Now here's the paradox. “Your task is not to seek for love, but merely to seek and find all the barriers within yourself that you have built against it,” said the Sufi poet Rumi many years ago, as do many other 'spiritual' writings.

We arelove. The only reason why love seems so rare is that it is hidden by our fearful ego. In the group process that people such as Rogers, Scott-Peck and Yalom have described, and which I have seen manifested time and time again, a group only reaches cohesion and consensus – love – once the suppressed and denied negativity has been exposed. In many groups that I facilitated, when all seemed lost in chaos, I have thought, “It has always worked so far, but this time it's not going to work!” And every time it worked again.
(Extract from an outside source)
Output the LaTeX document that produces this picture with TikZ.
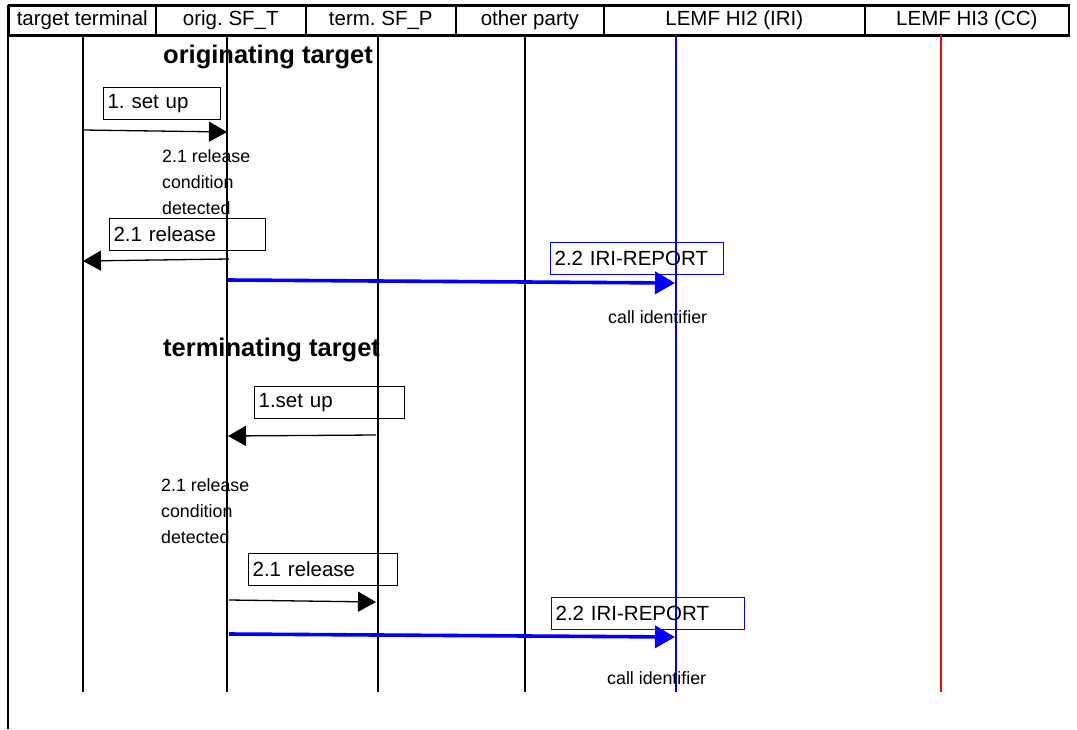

In a recent article, A Rainbow Nation in Pieces, Max du Preez asked the question: “Is it a good or a bad thing to stir the racial pot in South Africa?

The 'rainbow nation' was an idea; not a reality. 'Civilization' was an idea; not a reality. Western civilization was built on pretense and denial: pretense of the 'good' and denial of the 'evil'. Such pretense inhibited authenticity. When individual human beings then do venture to be authentic, it often emerges at first as 'negativity'.

Within us as individuals as much as within groups or nations, we will not find the love that we are without change and disruption of that which is not love – the ego. It will almost inevitably initially emerge as chaos and negativity. What matters is how we deal with the chaos and negativity.

Mental masturbation has no effect, other than further polarization. What we need now, I believe, is not further 'debates' on who is right and who is wrong, but a deep listening to each other – and to ourselves – as human beings. When we allow the 'negativity' while deeply listening to the love that desperately wants to emerge behind that, we could change the world.

I find it significant that the 'poo protests' happened at an institution that has a strong British colonial origin and is deeply entrenched in the very reductionist model that gave rise to such colonialism. Perhaps what is at stake is not a mere 'political' protest, but a desperate call for a more human approach to life?